Reproduce exactly only the lines from the line that holds "Write the matplotlib code for this chart." to the line that holds "2.6, 2.2, 1.9, 1.6, 1.3, 0.9]", inclusive, in the listing below, and please leave out every picture.
# Record extracts start
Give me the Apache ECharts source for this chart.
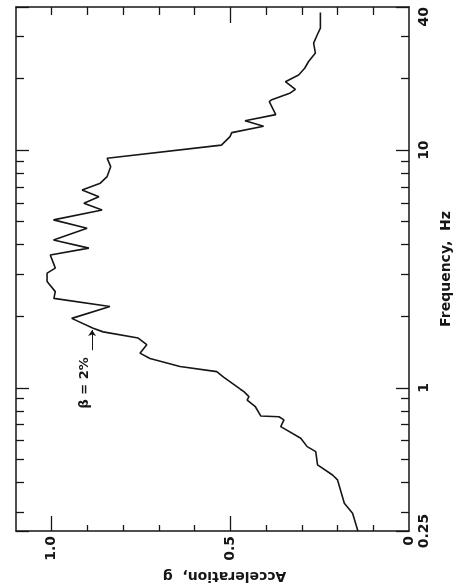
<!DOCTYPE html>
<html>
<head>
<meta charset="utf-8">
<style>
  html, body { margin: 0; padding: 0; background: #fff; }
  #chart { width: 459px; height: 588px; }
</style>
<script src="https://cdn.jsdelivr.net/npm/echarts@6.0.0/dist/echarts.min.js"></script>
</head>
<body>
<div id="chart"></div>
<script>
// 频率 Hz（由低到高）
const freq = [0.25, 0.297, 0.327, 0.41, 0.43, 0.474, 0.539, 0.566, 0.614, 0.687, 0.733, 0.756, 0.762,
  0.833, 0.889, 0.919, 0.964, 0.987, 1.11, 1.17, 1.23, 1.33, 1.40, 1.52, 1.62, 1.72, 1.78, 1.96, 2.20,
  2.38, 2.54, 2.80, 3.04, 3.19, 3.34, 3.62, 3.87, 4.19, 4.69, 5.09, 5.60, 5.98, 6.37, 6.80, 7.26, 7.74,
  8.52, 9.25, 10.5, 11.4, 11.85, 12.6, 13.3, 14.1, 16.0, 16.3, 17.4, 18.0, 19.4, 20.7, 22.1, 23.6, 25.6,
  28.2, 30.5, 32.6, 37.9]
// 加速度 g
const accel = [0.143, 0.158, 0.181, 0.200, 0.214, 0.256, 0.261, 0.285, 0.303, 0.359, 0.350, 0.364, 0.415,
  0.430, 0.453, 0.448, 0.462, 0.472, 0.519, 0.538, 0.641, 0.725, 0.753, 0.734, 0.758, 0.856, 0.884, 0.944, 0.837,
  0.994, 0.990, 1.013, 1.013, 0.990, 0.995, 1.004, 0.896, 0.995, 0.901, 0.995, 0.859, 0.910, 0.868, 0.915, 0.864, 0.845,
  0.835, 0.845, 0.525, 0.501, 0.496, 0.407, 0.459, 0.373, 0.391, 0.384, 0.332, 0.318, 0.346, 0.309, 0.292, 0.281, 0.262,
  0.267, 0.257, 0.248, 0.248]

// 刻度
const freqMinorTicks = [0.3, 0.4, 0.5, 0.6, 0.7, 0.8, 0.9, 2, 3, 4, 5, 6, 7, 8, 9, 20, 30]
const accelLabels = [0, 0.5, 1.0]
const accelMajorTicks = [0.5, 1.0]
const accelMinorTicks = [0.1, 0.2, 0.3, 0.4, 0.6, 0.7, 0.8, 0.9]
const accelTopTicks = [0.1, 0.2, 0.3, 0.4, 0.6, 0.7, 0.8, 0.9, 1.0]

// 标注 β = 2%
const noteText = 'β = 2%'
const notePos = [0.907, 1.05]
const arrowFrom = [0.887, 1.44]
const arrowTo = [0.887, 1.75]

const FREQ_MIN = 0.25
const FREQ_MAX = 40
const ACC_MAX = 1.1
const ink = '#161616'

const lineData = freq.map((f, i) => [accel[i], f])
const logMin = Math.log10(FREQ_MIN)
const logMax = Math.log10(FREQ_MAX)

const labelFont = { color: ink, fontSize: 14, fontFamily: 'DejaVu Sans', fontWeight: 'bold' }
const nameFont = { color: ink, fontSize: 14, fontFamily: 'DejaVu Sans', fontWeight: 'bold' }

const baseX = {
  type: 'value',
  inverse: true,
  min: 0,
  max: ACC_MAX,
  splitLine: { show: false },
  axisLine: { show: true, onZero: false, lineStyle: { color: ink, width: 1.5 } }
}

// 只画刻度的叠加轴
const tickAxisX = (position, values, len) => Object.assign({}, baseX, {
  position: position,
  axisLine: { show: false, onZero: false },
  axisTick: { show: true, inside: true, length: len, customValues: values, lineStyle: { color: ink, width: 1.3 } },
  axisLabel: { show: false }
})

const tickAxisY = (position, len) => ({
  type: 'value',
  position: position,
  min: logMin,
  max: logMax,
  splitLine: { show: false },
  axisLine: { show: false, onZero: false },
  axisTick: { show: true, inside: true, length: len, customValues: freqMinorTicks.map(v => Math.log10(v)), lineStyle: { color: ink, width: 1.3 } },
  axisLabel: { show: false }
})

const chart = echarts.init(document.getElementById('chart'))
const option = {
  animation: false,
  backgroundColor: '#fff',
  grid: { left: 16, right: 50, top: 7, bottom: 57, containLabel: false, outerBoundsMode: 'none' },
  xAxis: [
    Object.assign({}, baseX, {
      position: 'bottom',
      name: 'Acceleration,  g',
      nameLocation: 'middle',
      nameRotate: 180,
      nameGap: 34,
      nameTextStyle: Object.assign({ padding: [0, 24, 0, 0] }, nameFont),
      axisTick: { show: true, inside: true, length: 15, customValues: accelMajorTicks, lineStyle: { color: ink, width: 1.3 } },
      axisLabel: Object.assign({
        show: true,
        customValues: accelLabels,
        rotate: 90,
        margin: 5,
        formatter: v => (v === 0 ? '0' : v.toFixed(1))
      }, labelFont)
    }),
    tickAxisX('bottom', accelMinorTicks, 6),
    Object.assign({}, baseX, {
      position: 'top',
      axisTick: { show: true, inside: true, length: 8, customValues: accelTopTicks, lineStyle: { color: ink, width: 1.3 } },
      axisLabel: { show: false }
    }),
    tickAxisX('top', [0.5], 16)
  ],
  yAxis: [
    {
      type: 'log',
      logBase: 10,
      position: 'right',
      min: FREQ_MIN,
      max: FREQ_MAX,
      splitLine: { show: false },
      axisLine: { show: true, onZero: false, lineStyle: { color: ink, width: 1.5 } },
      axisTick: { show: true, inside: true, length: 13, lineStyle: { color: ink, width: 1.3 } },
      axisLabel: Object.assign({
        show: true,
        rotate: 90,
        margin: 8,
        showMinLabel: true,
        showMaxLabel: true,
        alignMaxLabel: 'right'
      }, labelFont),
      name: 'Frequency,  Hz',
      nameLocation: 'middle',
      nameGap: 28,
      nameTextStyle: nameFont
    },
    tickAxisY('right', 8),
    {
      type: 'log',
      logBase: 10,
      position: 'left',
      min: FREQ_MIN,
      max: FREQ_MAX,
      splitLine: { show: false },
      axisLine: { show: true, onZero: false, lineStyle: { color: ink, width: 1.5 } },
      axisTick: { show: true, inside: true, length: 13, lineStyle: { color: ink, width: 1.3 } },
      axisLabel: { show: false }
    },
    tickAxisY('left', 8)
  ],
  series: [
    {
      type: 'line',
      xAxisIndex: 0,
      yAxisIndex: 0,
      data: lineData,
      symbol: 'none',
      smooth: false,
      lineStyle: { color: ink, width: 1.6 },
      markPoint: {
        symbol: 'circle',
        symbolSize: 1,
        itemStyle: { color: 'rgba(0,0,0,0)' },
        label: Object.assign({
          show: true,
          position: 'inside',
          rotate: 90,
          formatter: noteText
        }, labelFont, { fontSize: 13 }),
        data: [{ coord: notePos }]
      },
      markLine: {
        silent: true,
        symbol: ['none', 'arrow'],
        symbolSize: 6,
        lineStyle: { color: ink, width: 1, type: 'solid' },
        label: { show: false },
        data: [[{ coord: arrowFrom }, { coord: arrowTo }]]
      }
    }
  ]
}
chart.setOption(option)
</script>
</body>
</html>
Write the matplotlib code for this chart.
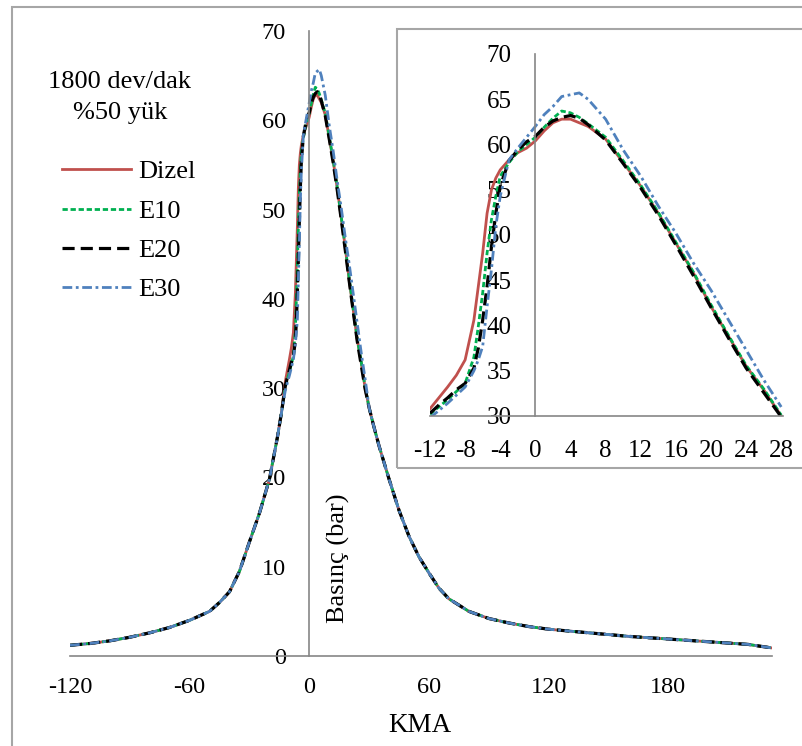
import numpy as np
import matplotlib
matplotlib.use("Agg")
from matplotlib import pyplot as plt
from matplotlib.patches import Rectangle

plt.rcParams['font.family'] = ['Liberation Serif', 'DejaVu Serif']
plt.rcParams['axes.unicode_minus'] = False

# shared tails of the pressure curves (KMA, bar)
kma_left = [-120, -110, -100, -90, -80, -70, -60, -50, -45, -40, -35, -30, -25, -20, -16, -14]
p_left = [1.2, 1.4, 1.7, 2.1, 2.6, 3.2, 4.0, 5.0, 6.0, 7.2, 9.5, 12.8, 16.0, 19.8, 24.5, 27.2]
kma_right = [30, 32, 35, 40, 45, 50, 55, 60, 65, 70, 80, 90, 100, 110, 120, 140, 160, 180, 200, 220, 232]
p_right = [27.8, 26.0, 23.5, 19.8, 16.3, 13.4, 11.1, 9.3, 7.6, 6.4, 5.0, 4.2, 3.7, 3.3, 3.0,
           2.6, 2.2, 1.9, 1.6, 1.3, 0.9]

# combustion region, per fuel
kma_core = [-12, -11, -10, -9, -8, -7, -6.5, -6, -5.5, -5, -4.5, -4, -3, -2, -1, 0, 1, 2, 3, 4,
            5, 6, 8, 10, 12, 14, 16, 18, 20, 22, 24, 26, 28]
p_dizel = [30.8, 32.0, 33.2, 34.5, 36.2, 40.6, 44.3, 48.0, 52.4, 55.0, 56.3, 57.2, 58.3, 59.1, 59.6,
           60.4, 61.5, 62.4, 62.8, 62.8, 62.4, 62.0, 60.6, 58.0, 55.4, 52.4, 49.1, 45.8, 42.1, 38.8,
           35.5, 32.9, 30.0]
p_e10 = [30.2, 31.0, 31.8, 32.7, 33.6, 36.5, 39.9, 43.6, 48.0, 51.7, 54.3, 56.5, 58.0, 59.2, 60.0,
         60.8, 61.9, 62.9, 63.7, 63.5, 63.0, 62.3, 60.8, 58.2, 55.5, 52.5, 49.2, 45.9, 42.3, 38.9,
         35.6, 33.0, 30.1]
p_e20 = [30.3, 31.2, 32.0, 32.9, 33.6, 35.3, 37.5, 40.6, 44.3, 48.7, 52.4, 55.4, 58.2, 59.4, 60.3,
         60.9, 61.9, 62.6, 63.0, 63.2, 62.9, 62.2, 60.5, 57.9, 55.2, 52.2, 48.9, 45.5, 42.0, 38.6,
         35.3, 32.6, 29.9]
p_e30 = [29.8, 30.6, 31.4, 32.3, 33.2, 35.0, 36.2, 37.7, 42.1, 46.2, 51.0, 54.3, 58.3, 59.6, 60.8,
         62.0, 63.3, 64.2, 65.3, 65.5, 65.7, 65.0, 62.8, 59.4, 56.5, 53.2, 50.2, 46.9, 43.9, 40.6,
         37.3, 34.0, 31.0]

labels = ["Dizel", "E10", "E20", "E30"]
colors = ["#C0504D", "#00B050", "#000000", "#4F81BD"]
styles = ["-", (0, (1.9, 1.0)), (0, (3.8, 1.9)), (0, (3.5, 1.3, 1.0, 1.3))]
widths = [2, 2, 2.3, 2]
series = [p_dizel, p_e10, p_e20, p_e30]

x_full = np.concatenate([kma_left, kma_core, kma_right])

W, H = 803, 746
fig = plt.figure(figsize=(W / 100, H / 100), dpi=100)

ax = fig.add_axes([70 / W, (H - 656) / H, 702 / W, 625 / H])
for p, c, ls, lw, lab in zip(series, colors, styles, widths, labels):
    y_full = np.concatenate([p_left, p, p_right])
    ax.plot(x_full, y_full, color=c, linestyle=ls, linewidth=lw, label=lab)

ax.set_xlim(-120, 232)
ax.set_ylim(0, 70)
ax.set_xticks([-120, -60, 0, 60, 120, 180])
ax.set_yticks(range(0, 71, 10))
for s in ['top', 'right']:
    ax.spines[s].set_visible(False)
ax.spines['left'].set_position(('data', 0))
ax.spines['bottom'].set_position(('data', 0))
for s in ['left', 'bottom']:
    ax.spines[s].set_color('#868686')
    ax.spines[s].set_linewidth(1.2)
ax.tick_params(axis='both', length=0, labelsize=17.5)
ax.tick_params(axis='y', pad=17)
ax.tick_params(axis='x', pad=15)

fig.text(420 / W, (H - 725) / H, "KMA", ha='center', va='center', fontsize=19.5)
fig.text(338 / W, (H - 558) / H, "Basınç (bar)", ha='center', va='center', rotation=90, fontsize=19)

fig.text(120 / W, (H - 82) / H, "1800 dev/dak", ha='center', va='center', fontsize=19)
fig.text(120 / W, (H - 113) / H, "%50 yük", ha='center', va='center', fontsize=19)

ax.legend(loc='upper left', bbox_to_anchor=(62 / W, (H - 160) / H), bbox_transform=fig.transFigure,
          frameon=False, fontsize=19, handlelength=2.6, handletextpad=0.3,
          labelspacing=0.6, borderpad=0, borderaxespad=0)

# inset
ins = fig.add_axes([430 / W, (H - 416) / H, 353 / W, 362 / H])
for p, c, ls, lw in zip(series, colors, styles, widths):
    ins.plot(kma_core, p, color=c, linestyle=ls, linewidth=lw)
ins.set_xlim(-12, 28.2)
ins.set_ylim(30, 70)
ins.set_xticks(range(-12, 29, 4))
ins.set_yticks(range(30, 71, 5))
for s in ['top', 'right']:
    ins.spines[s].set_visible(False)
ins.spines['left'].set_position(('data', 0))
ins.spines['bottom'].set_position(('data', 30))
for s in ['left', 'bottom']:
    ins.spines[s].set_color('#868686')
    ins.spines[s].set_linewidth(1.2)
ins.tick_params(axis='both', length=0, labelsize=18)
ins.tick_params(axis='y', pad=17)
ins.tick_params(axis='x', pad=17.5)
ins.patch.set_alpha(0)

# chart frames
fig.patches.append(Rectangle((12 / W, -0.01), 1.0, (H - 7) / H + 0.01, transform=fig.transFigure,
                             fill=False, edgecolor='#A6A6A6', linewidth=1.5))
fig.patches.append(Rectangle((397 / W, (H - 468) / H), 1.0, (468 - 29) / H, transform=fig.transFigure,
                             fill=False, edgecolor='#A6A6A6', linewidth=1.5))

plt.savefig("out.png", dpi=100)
# Record extracts end
[Response to the exercise]
Write the matplotlib code for this chart.
import numpy as np
import matplotlib
matplotlib.use("Agg")
from matplotlib import pyplot as plt
from matplotlib.patches import Rectangle

plt.rcParams['font.family'] = ['Liberation Serif', 'DejaVu Serif']
plt.rcParams['axes.unicode_minus'] = False

# shared tails of the pressure curves (KMA, bar)
kma_left = [-120, -110, -100, -90, -80, -70, -60, -50, -45, -40, -35, -30, -25, -20, -16, -14]
p_left = [1.2, 1.4, 1.7, 2.1, 2.6, 3.2, 4.0, 5.0, 6.0, 7.2, 9.5, 12.8, 16.0, 19.8, 24.5, 27.2]
kma_right = [30, 32, 35, 40, 45, 50, 55, 60, 65, 70, 80, 90, 100, 110, 120, 140, 160, 180, 200, 220, 232]
p_right = [27.8, 26.0, 23.5, 19.8, 16.3, 13.4, 11.1, 9.3, 7.6, 6.4, 5.0, 4.2, 3.7, 3.3, 3.0,
           2.6, 2.2, 1.9, 1.6, 1.3, 0.9]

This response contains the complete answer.